Exxon Valdez oil continues to pollute, 13 years later
Researchers from the US National Oceanic and Atmospheric Administration (NOAA) told a conference last week that oil from the 1989 Exxon Valdez spill is continuing to damage Prince William Sound.
Principal inspector Jeff Short, from NOAA’s National Marine Fisheries Service Auke Bay laboratory in Alaska, revealed the results of last summer’s survey at the Exxon Valdez Oil Spill Trustee Council 2002 Annual Workshop. He told delegates that current results from the Prince William Sound Oiled Shoreline Survey showed that twice as much oil remained from the spill as had been predicted eight years previously.
The Auke Bay Laboratory has been conducting ongoing research on the effects of the spill on fish and invertebrates of Prince William Sound and monitoring the persistence of the oil in the environment, and has funding to continue monitoring until 2005.
Its results so far show that oil remains in the affected area and that “intertidal and shallow subtidal habitats are still contaminated; some species have not recovered; and the production of the ecosystem appears ‘out of sync’ as major salmon and herring fisheries have not returned to stability.”
In the survey, the Auke Bay Laboratory sampled 96 beaches in western Prince William Sound to determine the amount of oil remaining in the upper inter-tidal areas.
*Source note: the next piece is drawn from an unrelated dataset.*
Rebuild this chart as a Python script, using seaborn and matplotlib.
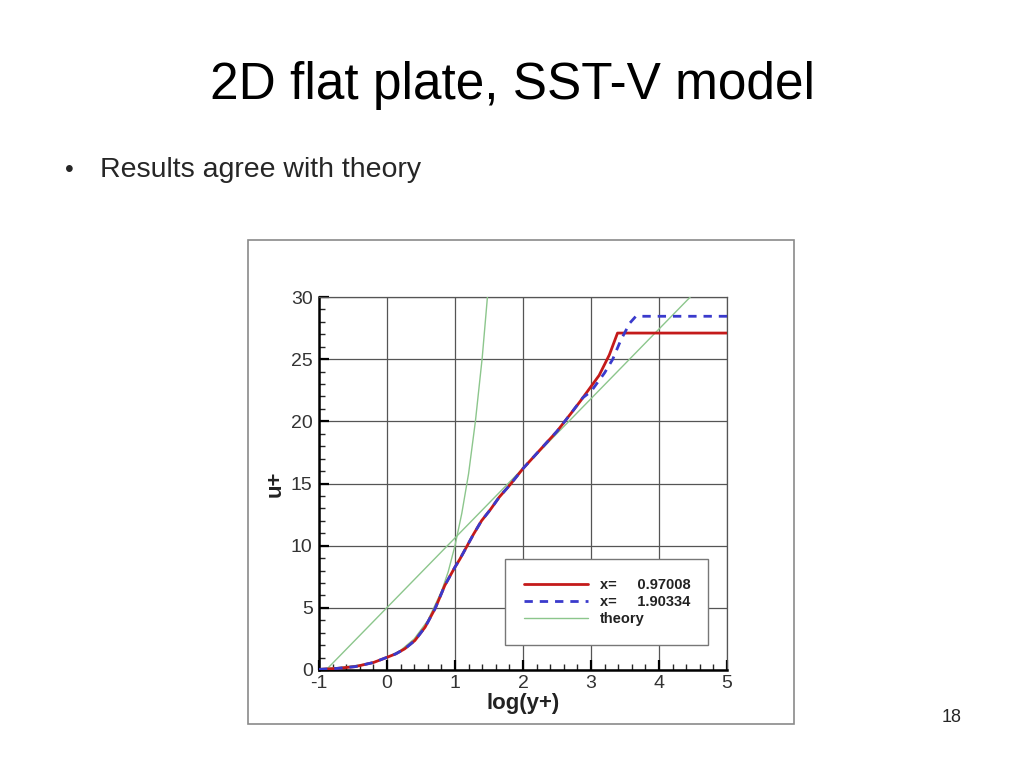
import matplotlib
matplotlib.use("Agg")
import matplotlib.pyplot as plt
from matplotlib.patches import Rectangle
from matplotlib.lines import Line2D
from matplotlib.ticker import MultipleLocator
import seaborn as sns
import pandas as pd

# ---- data ----
red_x = [-1.0, -0.75, -0.47, -0.2, 0.0, 0.13, 0.26, 0.41, 0.56, 0.71, 0.85, 1.0, 1.07, 1.2, 1.27,
         1.39, 1.52, 1.65, 1.81, 2.0, 2.25, 2.5, 2.7, 2.84, 3.0, 3.12, 3.27, 3.39, 5.0]
red_u = [0.05, 0.12, 0.27, 0.6, 1.02, 1.3, 1.7, 2.37, 3.44, 4.97, 6.8, 8.28, 8.9, 10.2, 10.9,
         12.0, 12.9, 13.9, 14.9, 16.2, 17.7, 19.2, 20.6, 21.6, 22.8, 23.7, 25.35, 27.1, 27.1]

blue_x = [-1.0, -0.75, -0.47, -0.2, 0.0, 0.13, 0.26, 0.41, 0.56, 0.71, 0.85, 1.0, 1.07, 1.2, 1.27,
          1.39, 1.52, 1.65, 1.81, 2.0, 2.25, 2.5, 2.7, 2.88, 3.0, 3.2, 3.32, 3.44, 3.57, 3.66, 5.0]
blue_u = [0.05, 0.12, 0.27, 0.6, 1.02, 1.3, 1.7, 2.37, 3.44, 4.97, 6.8, 8.28, 8.9, 10.2, 10.9,
          12.0, 12.9, 13.9, 14.9, 16.2, 17.7, 19.2, 20.6, 21.9, 22.4, 23.9, 25.0, 26.55, 27.9, 28.45, 28.45]

theory_lin_x = [-1.0, -0.7, -0.4, -0.2, 0.0, 0.2, 0.4, 0.6, 0.8, 0.9, 1.0, 1.1, 1.2, 1.3, 1.4, 1.477]
theory_lin_u = [0.1, 0.2, 0.4, 0.63, 1.0, 1.58, 2.5, 3.98, 6.3, 7.9, 10.0, 12.6, 15.8, 20.0, 25.1, 30.0]

theory_log_x = [-0.87, 4.46]
theory_log_u = [0.15, 30.0]

legend_labels = ["x=     0.97008", "x=     1.90334", "theory"]

title = "2D flat plate, SST-V model"
bullet = "Results agree with theory"
page = "18"

# ---- figure ----
sns.set_style("white")
plt.rcParams["font.family"] = ["Liberation Sans", "DejaVu Sans"]
plt.rcParams["axes.unicode_minus"] = False

fig = plt.figure(figsize=(10.24, 7.68), dpi=100)
fig.patch.set_facecolor("white")

# frame around the embedded picture
fig.patches.append(Rectangle((248 / 1024, 1 - 724 / 768), (794 - 248) / 1024, (724 - 240) / 768,
                             transform=fig.transFigure, fill=False, edgecolor="#8a8a8a", lw=1.2))

ax = fig.add_axes([319 / 1024, 1 - 670 / 768, 408 / 1024, 373 / 768])

red = "#c41a1a"
blue = "#3a3acc"
green = "#8cc68c"
dash = (0, (3, 2.5))

df_red = pd.DataFrame({"x": red_x, "u": red_u})
df_blue = pd.DataFrame({"x": blue_x, "u": blue_u})
df_lin = pd.DataFrame({"x": theory_lin_x, "u": theory_lin_u})
df_log = pd.DataFrame({"x": theory_log_x, "u": theory_log_u})

sns.lineplot(data=df_lin, x="x", y="u", ax=ax, color=green, lw=1.0, sort=False, zorder=3)
sns.lineplot(data=df_log, x="x", y="u", ax=ax, color=green, lw=1.0, sort=False, zorder=3)
sns.lineplot(data=df_red, x="x", y="u", ax=ax, color=red, lw=2.0, sort=False, zorder=4)
sns.lineplot(data=df_blue, x="x", y="u", ax=ax, color=blue, lw=2.0, sort=False, zorder=5,
             linestyle=dash)

ax.set_xlim(-1, 5)
ax.set_ylim(0, 30)
ax.xaxis.set_major_locator(MultipleLocator(1))
ax.xaxis.set_minor_locator(MultipleLocator(0.2))
ax.yaxis.set_major_locator(MultipleLocator(5))
ax.yaxis.set_minor_locator(MultipleLocator(1))
ax.grid(True, which="major", color="#555555", lw=0.9)
ax.set_axisbelow(True)

for side in ["top", "right"]:
    ax.spines[side].set_color("#555555")
    ax.spines[side].set_linewidth(0.9)
for side in ["left", "bottom"]:
    ax.spines[side].set_color("black")
    ax.spines[side].set_linewidth(1.8)

ax.tick_params(which="major", direction="in", length=7, width=1.6, labelsize=14,
               colors="black", bottom=True, left=True, top=False, right=False)
ax.tick_params(which="minor", direction="in", length=4, width=1.0,
               bottom=True, left=True, top=False, right=False)
ax.tick_params(axis="y", labelcolor="#333333", pad=4.5)
ax.tick_params(axis="x", labelcolor="#333333", pad=3.5)

ax.set_xlabel("log(y+)", fontsize=16, fontweight="bold", labelpad=1, color="#222222")
ax.set_ylabel("u+", fontsize=16, fontweight="bold", labelpad=4, color="#222222")

handles = [Line2D([], [], color=red, lw=2.0),
           Line2D([], [], color=blue, lw=2.0, linestyle=dash),
           Line2D([], [], color=green, lw=1.0)]
leg = ax.legend(handles, legend_labels, loc="lower left",
                bbox_to_anchor=(0.456, 0.067, 0.497, 0.228), mode="expand", borderaxespad=0,
                frameon=True, fancybox=False, framealpha=1, edgecolor="#777777",
                handlelength=4.4, handletextpad=0.8, labelspacing=0.22,
                borderpad=1.3, prop={"weight": "bold", "size": 10.5})
leg.get_frame().set_linewidth(1.0)
for t in leg.get_texts():
    t.set_color("#222222")

fig.text(0.5, 1 - 85 / 768, title, ha="center", va="center", fontsize=37, color="black")
fig.text(65 / 1024, 1 - 170 / 768, "\u2022", ha="left", va="center", fontsize=18)
fig.text(100 / 1024, 1 - 170 / 768, bullet, ha="left", va="center", fontsize=20.5)
fig.text(962 / 1024, 1 - 717 / 768, page, ha="right", va="center", fontsize=13)

fig.savefig("out.png", dpi=100)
Its aim was to check recovery trends and find out if the remaining oil still had the characteristic composition of that spilled from the Exxon Valdez.
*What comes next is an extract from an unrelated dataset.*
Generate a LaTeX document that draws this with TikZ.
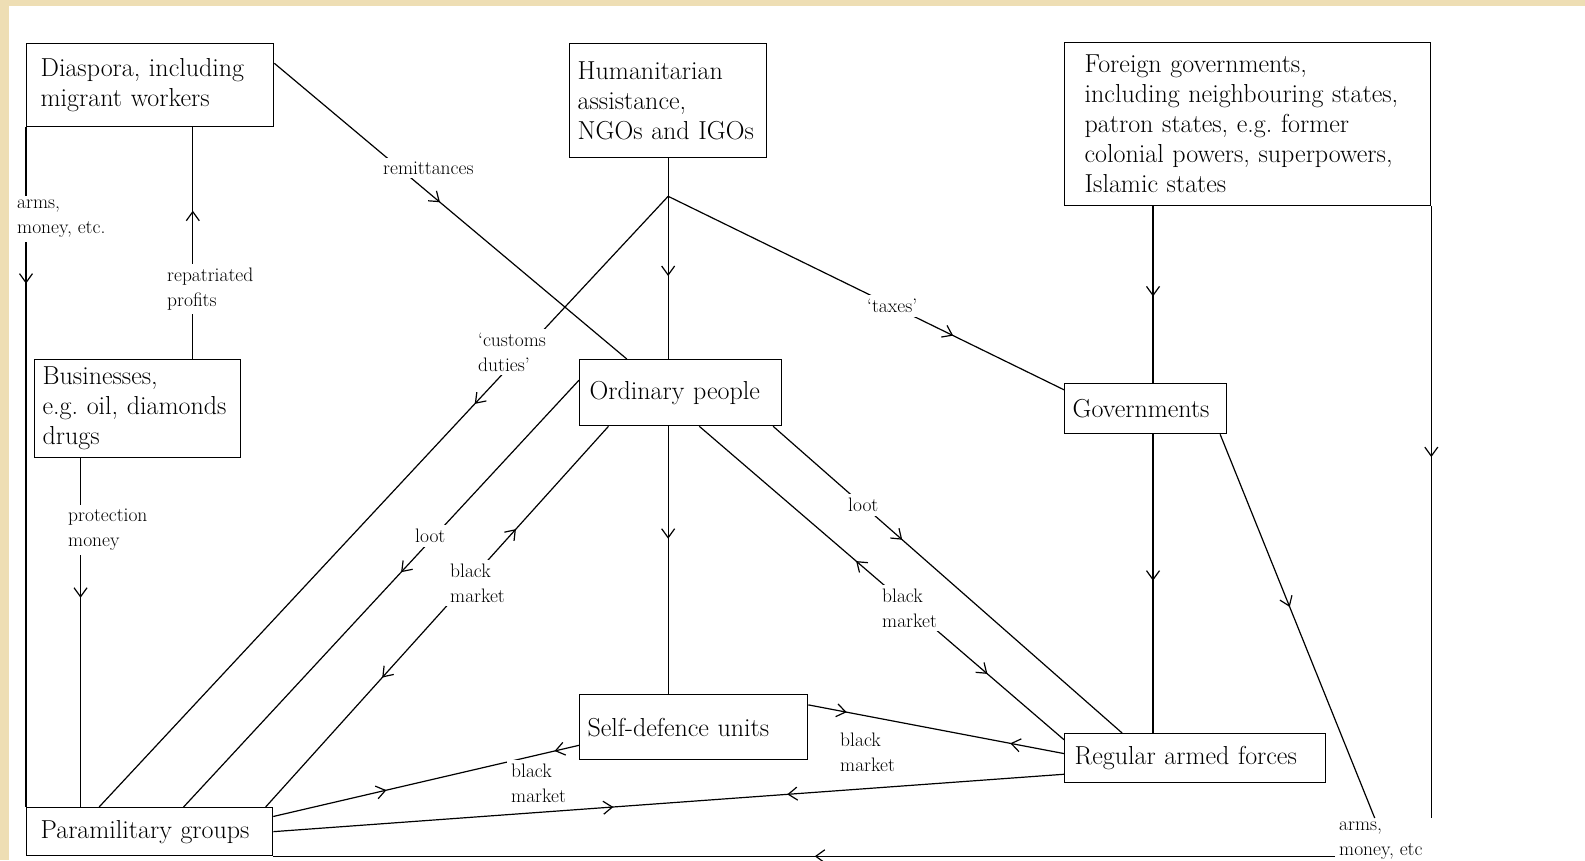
\documentclass[tikz,border=0pt]{standalone}
\usetikzlibrary{arrows.meta,decorations.markings,calc}

\definecolor{parchment}{RGB}{238,222,180}

\tikzset{
    flowtip/.tip={Straight Barb[length=9pt,width=13pt,line width=1.2pt]},
    box/.style={draw, line width=1.3pt, anchor=north west, align=left,
        inner ysep=0pt, font=\fontsize{26}{30}\selectfont},
    lbl/.style={fill=white, align=left, anchor=west, inner sep=4pt,
        font=\fontsize{19.5}{25}\selectfont},
    flow/.style={line width=1.2pt},
    fwd at/.style={postaction={decorate, decoration={markings,
        mark=at position #1 with {\arrow{flowtip}}}}},
    bwd at/.style={postaction={decorate, decoration={markings,
        mark=at position #1 with {\arrowreversed{flowtip}}}}},
}

\begin{document}
\begin{tikzpicture}[x=1pt,y=-1pt]
    \useasboundingbox (0,0) rectangle (1585,860);
    \fill[parchment] (0,0) rectangle (1585,860);
    \fill[white] (9,6) rectangle (1585,860);

    \node[box, inner xsep=14pt, text width=219pt, minimum height=83pt] (dias) at (26,43)
        {Diaspora, including\\migrant workers};
    \node[box, inner xsep=8pt, text width=181pt, minimum height=114pt] (hum) at (569,43)
        {Humanitarian\\assistance,\\NGOs and IGOs};
    \node[box, inner xsep=20pt, text width=326pt, minimum height=163pt] (foreign) at (1064,42)
        {Foreign governments,\\including neighbouring states,\\patron states, e.g.\ former\\colonial powers, superpowers,\\Islamic states};
    \node[box, inner xsep=8pt, text width=190pt, minimum height=98pt] (bus) at (34,359)
        {Businesses,\\e.g.\ oil, diamonds\\drugs};
    \node[box, inner xsep=10pt, text width=182pt, minimum height=66pt] (ord) at (579,359)
        {Ordinary people};
    \node[box, inner xsep=8pt, text width=146pt, minimum height=50pt] (gov) at (1064,383)
        {Governments};
    \node[box, inner xsep=8pt, text width=212pt, minimum height=65pt] (sdu) at (579,694)
        {Self-defence units};
    \node[box, inner xsep=10pt, text width=241pt, minimum height=49pt] (raf) at (1064,733)
        {Regular armed forces};
    \node[box, inner xsep=14pt, text width=218pt, minimum height=48pt] (para) at (26,807)
        {Paramilitary groups};
    \node[lbl] (armsR) at (1335,841) {arms,\\money, etc};

    \coordinate (split) at ($(hum.south)+(0,38)$);

    % flows
    \draw[flow, fwd at=0.23] (dias.south west) -- (para.north west);
    \draw[flow, fwd at=0.64] (bus.42) -- (bus.42 |- dias.south);
    \draw[flow, fwd at=0.47] (dias.10) -- (ord.148);
    \draw[flow] (hum.south) -- (split);
    \draw[flow, fwd at=0.49] (split) -- (split |- ord.north);
    \draw[flow, fwd at=0.34] (split) -- (para.154);
    \draw[flow, fwd at=0.72] (split) -- (gov.167);
    \draw[flow, fwd at=0.45] (ord.173) -- (para.36);
    \draw[flow, bwd at=0.27, fwd at=0.66] (ord.205) -- (para.12);
    \draw[flow, fwd at=0.42] (split |- ord.south) -- (split |- sdu.north);
    \draw[flow, bwd at=0.43, fwd at=0.79] (ord.299) -- (raf.172);
    \draw[flow, fwd at=0.37] (ord.340) -- (raf.161);
    \draw[flow, fwd at=0.51] (gov.74 |- foreign.south) -- (gov.74);
    \draw[flow, fwd at=0.49] (gov.286) -- (gov.286 |- raf.north);
    \draw[flow, fwd at=0.45] (gov.341) -- (armsR.105);
    \draw[flow, fwd at=0.41] (foreign.south east) -- (foreign.south east |- armsR.north);
    \draw[flow, fwd at=0.49] (para.south east -| armsR.west) -- (para.south east);
    \draw[flow, fwd at=0.15, bwd at=0.79] (sdu.11) -- (raf.178);
    \draw[flow, fwd at=0.08, bwd at=0.63] (sdu.189) -- (para.7);
    \draw[flow, fwd at=0.35, bwd at=0.57] (raf.187) -- (para.east);
    \draw[flow, fwd at=0.40] (bus.221) -- (bus.221 |- para.north);

    % labels
    \node[lbl] (armsL) at (13,219) {arms,\\money, etc.};
    \node[lbl] (repat) at (163,289) {repatriated\\profits};
    \node[lbl] (remit) at (379,168) {remittances};
    \node[lbl] (prot) at (64,530) {protection\\money};
    \node[lbl] (cust) at (474,352) {`customs\\duties'};
    \node[lbl] (taxes) at (863,306) {`taxes'};
    \node[lbl] (lootL) at (411,536) {loot};
    \node[lbl] (bmL) at (446,583) {black\\market};
    \node[lbl] (lootR) at (844,505) {loot};
    \node[lbl] (bmR) at (878,608) {black\\market};
    \node[lbl] (bmSR) at (836,752) {black\\market};
    \node[lbl] (bmSP) at (507,783) {black\\market};
\end{tikzpicture}
\end{document}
The sample sites were selected at random from over 700 sites that had been classified as heavily or moderately oiled by previous shoreline surveys, with ten additional beaches chosen from sites suggested by residents of the area. In all, around 10,000 sample pits were hand-dug in the upper inter-tidal zones, with sediments taken to check for the amount and quality of oil.
“A casual observer would not likely see signs of the oil spill today in Prince William Sound,” comments the NOAA. “However, Exxon Valdez oil persists in certain environments, especially in areas sheltered from weathering processes, such as in the subsurface under selected gravel shorelines, and in some soft substrates containing peat.”
It notes that in terms of recovery: “A commonly used definition, the ‘return to conditions as they were before the spill’ is neither practical nor ecologically realistic for changeable intertidal systems.”
NOAA’s scientists have used parallelism, a statistical test that measures whether the amount of plants and animals at oiled sites changes over time in a similar way to those at unoiled sites, to estimate recovery.
They found ongoing differences between oiled and unoiled sites, suggesting incomplete recovery, include lower populations of local creatures at oiled sites and different grain size structures in oiled beaches, though NOAA notes that some of the differences could be natural.
Oil remained on at least 53 of the beaches in various states, from fresh mousse to weathered tar balls. Preliminary NOAA estimates suggest that some 10,000 gallons of the original 11 million from the spill remain spread across 4.3 miles of shoreline, with the total reducing by around 26% per year. The oil is also most prevalent in sensitive areas below the beach surface and the lower intertidal zones where clams and other molluscs live.
“We think the oil will be detectable in some places for at least another decade,
and may persist for perhaps several decades,” said Jeffrey W. Short, a research scientist at Auke Bay. “But even now, the lingering effects of this spill are confined to a relatively small area that was the most
heavily impacted part of the sound initially, and are not affecting injured
species at the population level.”
The clean-up also appears to have adversely affected oiled sites. “Current evidence implies that oiled and hot-water washed sites initially suffered more severe declines in population abundance than oiled and not-washed sites,” NOAA says.
The conference also heard from US Geological Survey researchers whose studies showed that sea otters and harlequin ducks in Prince William Sound also show continuing evidence of pollution, carrying high levels of enzymes associated with exposure to hydrocarbons.
The Exxon Valdez Office of Oil Spill (EVOS) Damage Assessment and Restoration manages research and monitoring projects for the Exxon Valdez Trustee Council, which administers the US$900 million that Exxon paid to settle the various charges against it. Several agencies are involved in these research and monitoring efforts, including the Auke Bay Laboratory, National Marine Fisheries Service (NMFS) and a number of contractors.